Figure scripts
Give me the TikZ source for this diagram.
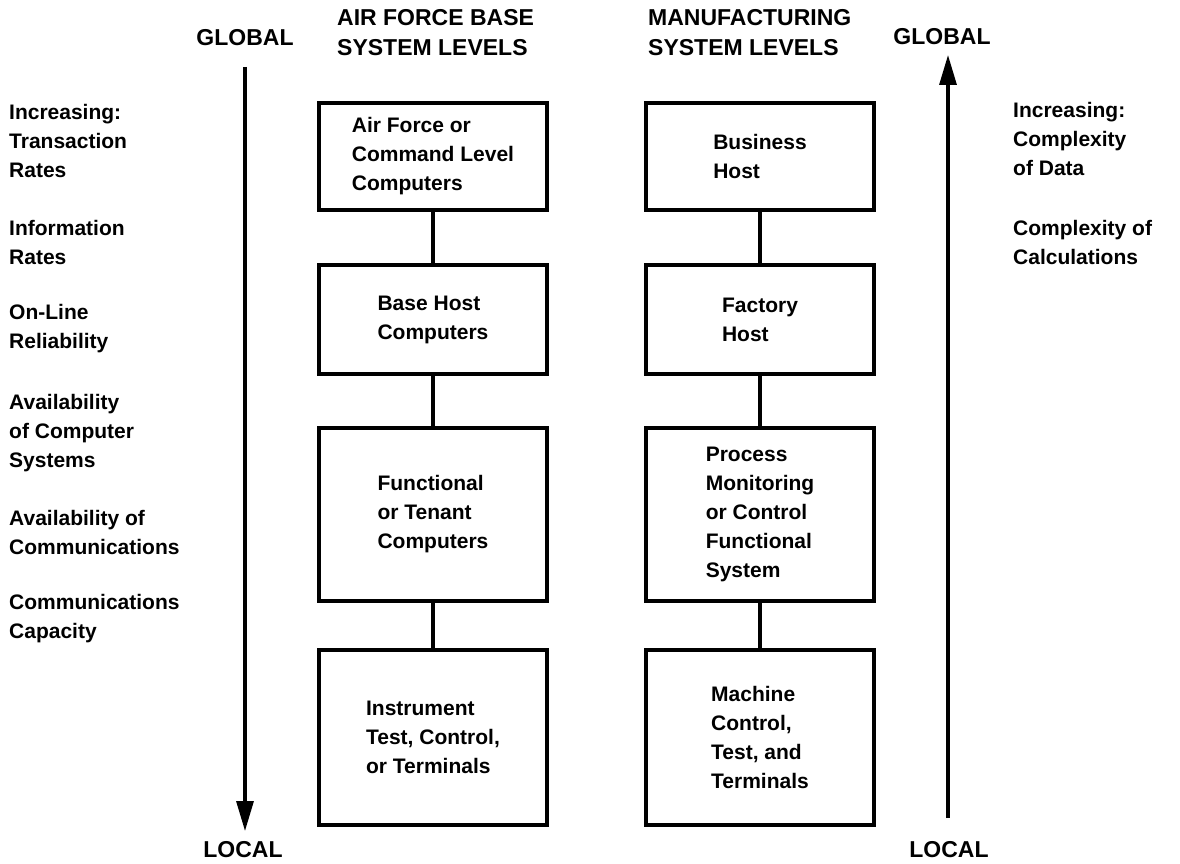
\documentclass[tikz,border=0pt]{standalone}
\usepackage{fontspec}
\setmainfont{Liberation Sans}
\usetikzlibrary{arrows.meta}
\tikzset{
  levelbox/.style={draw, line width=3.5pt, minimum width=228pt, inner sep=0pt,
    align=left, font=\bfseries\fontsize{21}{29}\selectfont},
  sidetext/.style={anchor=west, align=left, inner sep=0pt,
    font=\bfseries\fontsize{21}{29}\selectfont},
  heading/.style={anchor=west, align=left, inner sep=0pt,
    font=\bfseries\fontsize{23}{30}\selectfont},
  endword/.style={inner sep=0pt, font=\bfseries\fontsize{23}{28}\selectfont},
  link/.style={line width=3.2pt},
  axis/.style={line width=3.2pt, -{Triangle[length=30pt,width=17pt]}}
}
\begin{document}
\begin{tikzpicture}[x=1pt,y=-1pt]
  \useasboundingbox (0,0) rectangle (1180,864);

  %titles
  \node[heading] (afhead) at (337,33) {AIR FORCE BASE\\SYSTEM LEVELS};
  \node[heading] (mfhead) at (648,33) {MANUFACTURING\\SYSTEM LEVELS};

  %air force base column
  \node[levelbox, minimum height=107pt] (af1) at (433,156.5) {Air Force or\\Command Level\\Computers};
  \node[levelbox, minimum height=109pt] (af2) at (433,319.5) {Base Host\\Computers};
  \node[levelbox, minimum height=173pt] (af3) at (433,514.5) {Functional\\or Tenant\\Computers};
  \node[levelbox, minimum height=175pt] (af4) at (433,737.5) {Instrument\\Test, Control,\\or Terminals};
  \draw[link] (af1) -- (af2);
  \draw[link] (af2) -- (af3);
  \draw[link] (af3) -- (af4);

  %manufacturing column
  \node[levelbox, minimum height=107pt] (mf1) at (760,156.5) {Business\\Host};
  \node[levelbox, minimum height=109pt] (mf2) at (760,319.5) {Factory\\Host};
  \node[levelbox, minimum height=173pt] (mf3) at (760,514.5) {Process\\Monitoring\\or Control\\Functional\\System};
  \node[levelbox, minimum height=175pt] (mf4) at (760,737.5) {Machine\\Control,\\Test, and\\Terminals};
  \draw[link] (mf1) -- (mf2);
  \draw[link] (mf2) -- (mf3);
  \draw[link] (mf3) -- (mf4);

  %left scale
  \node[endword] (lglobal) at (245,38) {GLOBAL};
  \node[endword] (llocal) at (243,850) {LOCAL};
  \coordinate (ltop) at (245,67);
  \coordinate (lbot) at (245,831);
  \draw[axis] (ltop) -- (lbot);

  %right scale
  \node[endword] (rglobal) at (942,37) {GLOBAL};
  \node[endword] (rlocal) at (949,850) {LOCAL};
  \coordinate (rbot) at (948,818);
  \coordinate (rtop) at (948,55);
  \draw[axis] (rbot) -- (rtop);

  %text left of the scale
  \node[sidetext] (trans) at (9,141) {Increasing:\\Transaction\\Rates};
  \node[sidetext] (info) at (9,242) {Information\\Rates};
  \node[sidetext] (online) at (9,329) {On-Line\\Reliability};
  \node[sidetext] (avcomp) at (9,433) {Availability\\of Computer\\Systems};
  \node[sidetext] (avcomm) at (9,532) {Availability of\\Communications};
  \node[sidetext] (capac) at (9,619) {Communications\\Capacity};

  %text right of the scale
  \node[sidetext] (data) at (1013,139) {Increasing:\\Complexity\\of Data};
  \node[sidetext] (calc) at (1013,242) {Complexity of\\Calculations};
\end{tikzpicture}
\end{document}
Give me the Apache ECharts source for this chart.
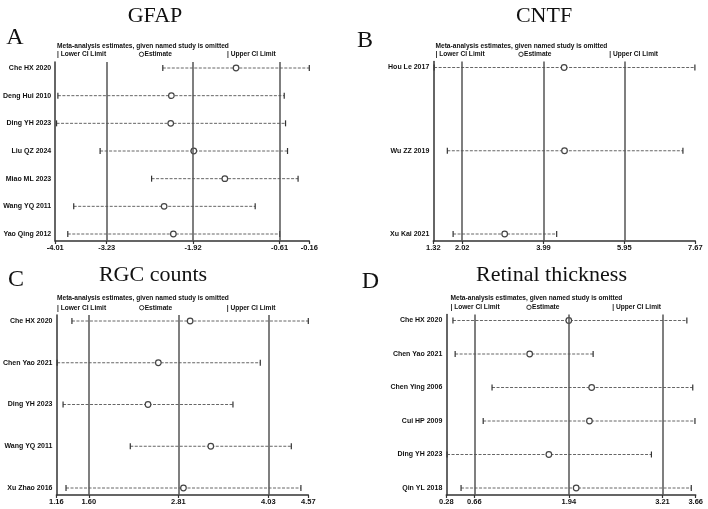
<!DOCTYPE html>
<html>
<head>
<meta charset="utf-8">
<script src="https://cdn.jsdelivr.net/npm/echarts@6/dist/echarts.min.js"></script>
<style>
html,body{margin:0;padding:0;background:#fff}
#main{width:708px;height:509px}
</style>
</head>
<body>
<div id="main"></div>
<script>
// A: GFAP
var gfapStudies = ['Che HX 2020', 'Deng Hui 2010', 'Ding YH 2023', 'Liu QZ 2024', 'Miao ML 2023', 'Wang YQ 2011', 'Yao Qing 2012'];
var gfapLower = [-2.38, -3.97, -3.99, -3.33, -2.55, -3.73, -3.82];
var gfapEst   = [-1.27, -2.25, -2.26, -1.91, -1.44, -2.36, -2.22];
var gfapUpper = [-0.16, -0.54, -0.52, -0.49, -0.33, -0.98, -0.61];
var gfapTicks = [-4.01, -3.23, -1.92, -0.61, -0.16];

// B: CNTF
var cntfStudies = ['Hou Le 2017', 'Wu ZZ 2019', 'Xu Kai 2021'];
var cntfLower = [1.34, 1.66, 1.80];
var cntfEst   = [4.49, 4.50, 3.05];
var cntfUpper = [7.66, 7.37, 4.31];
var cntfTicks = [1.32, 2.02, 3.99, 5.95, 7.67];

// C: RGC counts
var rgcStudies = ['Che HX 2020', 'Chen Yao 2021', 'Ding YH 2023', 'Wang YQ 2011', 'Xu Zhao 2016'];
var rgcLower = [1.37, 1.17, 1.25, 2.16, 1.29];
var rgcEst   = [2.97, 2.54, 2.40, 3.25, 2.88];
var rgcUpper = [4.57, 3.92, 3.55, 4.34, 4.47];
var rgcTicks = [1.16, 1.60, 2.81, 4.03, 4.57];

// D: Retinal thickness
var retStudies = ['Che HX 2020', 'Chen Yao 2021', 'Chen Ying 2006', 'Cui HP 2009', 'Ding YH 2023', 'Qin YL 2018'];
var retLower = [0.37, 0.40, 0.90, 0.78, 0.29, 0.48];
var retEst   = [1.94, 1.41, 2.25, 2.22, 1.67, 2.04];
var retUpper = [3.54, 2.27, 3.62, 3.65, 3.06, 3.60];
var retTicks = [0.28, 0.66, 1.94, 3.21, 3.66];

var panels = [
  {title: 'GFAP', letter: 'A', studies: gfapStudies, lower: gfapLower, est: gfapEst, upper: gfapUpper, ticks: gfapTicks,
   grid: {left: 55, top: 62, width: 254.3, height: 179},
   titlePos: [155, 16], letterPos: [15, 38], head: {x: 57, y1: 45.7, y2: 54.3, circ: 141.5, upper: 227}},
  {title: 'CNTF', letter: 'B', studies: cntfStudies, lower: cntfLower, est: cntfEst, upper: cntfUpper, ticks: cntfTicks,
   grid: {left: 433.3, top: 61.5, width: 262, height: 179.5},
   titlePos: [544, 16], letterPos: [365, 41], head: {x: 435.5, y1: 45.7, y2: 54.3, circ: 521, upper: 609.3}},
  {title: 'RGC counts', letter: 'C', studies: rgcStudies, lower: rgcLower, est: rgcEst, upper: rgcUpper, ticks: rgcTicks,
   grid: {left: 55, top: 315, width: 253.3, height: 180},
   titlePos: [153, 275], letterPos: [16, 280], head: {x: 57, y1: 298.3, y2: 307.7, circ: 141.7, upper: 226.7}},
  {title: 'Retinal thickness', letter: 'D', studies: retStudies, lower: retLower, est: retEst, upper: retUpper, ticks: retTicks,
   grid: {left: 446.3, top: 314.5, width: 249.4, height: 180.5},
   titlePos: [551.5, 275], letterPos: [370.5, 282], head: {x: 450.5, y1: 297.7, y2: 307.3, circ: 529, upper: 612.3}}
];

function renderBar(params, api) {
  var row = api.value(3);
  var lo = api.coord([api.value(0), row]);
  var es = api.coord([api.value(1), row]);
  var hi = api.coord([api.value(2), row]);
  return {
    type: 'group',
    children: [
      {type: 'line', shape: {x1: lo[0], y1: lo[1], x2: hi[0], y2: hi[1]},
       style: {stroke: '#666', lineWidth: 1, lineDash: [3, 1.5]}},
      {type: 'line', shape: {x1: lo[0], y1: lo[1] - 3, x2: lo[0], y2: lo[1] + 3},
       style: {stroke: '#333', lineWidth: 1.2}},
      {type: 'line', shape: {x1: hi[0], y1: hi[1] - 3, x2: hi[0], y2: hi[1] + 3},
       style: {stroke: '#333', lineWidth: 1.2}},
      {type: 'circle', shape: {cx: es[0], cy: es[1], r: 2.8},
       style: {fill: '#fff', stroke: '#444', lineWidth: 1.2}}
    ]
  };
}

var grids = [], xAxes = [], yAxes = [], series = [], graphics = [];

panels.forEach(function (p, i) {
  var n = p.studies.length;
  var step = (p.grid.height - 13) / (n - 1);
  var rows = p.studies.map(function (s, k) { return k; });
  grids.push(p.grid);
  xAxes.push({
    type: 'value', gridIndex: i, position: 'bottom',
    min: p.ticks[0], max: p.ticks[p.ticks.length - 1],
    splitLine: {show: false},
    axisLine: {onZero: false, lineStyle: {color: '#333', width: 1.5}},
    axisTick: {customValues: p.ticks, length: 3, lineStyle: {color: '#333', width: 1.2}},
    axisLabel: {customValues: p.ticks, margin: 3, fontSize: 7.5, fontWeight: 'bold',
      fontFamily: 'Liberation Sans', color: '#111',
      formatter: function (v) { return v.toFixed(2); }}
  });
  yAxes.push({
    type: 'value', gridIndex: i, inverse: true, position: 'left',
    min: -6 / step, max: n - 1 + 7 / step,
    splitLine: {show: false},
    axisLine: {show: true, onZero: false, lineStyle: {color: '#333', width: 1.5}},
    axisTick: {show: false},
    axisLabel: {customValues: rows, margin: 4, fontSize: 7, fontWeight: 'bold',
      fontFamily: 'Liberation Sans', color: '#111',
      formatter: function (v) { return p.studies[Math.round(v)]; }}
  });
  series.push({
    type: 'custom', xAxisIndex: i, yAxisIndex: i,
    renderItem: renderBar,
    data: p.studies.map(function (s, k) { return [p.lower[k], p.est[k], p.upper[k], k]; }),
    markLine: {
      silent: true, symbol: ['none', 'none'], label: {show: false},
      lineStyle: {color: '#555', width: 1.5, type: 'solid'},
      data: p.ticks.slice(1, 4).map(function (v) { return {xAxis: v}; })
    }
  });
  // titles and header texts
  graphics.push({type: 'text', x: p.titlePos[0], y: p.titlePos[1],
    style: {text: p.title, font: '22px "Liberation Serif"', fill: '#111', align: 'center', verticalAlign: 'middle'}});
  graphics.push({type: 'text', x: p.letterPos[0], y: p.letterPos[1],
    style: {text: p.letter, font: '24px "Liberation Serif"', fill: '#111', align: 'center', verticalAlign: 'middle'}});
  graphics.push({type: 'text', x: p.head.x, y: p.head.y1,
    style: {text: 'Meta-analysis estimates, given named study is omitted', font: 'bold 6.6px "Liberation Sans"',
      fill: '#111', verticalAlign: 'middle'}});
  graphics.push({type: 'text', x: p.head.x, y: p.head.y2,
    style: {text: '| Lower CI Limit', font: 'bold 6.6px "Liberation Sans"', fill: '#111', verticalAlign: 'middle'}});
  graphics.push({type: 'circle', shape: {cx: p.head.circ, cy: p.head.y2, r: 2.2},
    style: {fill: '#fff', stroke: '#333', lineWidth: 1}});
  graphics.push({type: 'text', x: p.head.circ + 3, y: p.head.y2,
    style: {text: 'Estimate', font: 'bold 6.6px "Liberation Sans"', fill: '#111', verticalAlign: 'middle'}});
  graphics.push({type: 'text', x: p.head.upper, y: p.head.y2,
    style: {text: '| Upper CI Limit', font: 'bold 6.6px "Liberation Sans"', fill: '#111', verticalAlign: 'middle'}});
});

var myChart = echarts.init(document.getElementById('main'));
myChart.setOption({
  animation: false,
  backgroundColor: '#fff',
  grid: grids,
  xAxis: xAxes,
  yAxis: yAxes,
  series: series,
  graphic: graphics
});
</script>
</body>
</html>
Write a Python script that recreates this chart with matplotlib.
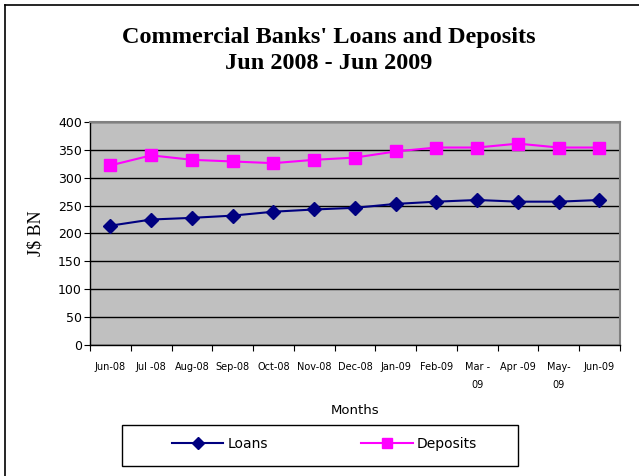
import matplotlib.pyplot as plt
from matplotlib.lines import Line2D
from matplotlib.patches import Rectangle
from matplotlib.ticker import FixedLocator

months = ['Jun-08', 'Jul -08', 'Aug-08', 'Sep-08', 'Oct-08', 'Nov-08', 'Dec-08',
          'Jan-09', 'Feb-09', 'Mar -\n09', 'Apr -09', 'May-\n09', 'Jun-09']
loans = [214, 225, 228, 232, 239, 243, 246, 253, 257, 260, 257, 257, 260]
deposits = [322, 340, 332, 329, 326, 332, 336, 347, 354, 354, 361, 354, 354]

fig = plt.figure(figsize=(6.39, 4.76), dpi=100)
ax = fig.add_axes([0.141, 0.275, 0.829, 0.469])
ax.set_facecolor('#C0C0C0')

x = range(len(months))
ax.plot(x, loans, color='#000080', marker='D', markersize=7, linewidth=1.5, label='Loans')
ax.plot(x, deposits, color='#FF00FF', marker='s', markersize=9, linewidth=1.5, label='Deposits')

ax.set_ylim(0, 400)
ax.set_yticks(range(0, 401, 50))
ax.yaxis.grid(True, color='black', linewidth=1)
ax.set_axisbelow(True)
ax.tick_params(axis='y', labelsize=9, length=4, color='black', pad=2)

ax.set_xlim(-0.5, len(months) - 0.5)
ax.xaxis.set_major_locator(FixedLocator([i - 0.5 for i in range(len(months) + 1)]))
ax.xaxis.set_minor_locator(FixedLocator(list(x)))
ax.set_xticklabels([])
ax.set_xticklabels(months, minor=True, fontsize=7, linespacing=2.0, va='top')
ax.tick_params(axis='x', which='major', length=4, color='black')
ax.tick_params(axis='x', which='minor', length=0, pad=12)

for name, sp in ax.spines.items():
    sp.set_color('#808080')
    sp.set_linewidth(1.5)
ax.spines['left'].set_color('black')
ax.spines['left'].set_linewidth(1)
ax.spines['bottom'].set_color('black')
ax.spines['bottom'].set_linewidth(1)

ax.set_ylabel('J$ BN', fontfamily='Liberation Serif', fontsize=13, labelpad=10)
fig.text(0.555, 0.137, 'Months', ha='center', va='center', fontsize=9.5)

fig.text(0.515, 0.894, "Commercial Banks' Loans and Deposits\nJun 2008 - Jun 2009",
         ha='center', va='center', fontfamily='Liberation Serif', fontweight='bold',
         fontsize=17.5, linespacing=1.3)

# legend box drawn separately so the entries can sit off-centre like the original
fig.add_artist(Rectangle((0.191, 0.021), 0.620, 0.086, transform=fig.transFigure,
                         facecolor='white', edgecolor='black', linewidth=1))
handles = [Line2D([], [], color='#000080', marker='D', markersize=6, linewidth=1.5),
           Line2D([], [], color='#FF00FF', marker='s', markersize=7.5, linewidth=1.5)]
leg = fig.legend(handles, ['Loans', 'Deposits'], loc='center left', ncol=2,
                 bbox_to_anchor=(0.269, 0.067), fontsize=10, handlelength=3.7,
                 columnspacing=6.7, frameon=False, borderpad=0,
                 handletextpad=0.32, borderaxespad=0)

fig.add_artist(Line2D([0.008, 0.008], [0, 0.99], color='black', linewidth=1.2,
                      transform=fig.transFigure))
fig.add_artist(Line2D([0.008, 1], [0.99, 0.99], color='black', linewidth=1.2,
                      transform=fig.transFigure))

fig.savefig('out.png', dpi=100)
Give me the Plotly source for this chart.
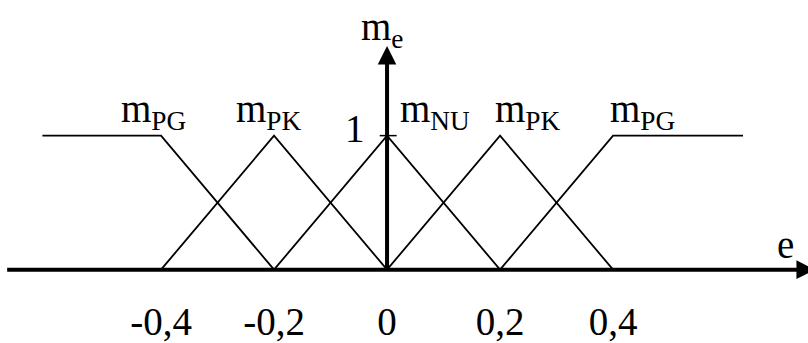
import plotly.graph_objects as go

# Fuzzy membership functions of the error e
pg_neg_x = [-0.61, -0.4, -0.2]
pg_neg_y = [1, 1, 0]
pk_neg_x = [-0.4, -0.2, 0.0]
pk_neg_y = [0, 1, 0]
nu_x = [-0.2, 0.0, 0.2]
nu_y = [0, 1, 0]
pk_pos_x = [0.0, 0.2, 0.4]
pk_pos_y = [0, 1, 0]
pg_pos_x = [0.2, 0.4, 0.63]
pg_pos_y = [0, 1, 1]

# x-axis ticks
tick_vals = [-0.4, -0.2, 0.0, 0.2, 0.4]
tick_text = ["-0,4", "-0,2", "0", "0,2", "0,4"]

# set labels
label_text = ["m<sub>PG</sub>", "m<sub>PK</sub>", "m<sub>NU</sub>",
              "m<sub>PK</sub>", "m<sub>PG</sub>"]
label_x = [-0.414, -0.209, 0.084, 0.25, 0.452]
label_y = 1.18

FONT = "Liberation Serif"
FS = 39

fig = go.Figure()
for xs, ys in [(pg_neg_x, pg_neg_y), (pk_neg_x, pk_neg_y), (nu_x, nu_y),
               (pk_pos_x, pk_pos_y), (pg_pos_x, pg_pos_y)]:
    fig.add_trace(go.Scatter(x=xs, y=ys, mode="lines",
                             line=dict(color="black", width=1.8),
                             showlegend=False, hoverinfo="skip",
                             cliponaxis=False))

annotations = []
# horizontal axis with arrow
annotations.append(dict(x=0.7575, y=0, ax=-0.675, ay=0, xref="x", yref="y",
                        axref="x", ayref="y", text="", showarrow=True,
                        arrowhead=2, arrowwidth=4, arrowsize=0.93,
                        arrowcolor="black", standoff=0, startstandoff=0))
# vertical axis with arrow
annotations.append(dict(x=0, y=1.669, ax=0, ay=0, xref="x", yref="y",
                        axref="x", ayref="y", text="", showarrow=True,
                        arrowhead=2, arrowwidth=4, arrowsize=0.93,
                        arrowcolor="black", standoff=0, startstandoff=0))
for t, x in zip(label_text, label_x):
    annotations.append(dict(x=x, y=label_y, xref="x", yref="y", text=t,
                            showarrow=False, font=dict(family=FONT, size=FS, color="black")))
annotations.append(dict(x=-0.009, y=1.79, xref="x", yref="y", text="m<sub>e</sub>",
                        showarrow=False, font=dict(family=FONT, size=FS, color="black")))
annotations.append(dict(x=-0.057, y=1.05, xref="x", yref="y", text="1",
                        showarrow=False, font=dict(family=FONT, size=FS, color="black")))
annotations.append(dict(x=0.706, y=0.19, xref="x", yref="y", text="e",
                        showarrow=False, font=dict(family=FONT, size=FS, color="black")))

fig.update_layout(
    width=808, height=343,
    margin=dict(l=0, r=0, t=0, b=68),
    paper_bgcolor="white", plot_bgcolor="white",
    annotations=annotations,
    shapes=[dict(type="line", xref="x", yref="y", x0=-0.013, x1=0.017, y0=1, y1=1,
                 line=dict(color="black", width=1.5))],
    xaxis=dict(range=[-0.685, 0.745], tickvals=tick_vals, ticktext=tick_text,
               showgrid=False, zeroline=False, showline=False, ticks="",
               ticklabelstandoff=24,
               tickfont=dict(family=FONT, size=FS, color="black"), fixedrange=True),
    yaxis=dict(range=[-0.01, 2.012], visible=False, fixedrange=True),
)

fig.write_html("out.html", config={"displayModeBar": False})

• [Problem statement]:
Reproduce exactly the section that begins with the line containing "Give me the Apache" and ends with the line containing "var rgcTicks = [1.16, 1.60, 2.81, 4.03, 4.57];". Both boundary lines belong in the copy, but pictures do not.

• [The response]:
Give me the Apache ECharts source for this chart.
<!DOCTYPE html>
<html>
<head>
<meta charset="utf-8">
<script src="https://cdn.jsdelivr.net/npm/echarts@6/dist/echarts.min.js"></script>
<style>
html,body{margin:0;padding:0;background:#fff}
#main{width:708px;height:509px}
</style>
</head>
<body>
<div id="main"></div>
<script>
// A: GFAP
var gfapStudies = ['Che HX 2020', 'Deng Hui 2010', 'Ding YH 2023', 'Liu QZ 2024', 'Miao ML 2023', 'Wang YQ 2011', 'Yao Qing 2012'];
var gfapLower = [-2.38, -3.97, -3.99, -3.33, -2.55, -3.73, -3.82];
var gfapEst   = [-1.27, -2.25, -2.26, -1.91, -1.44, -2.36, -2.22];
var gfapUpper = [-0.16, -0.54, -0.52, -0.49, -0.33, -0.98, -0.61];
var gfapTicks = [-4.01, -3.23, -1.92, -0.61, -0.16];

// B: CNTF
var cntfStudies = ['Hou Le 2017', 'Wu ZZ 2019', 'Xu Kai 2021'];
var cntfLower = [1.34, 1.66, 1.80];
var cntfEst   = [4.49, 4.50, 3.05];
var cntfUpper = [7.66, 7.37, 4.31];
var cntfTicks = [1.32, 2.02, 3.99, 5.95, 7.67];

// C: RGC counts
var rgcStudies = ['Che HX 2020', 'Chen Yao 2021', 'Ding YH 2023', 'Wang YQ 2011', 'Xu Zhao 2016'];
var rgcLower = [1.37, 1.17, 1.25, 2.16, 1.29];
var rgcEst   = [2.97, 2.54, 2.40, 3.25, 2.88];
var rgcUpper = [4.57, 3.92, 3.55, 4.34, 4.47];
var rgcTicks = [1.16, 1.60, 2.81, 4.03, 4.57];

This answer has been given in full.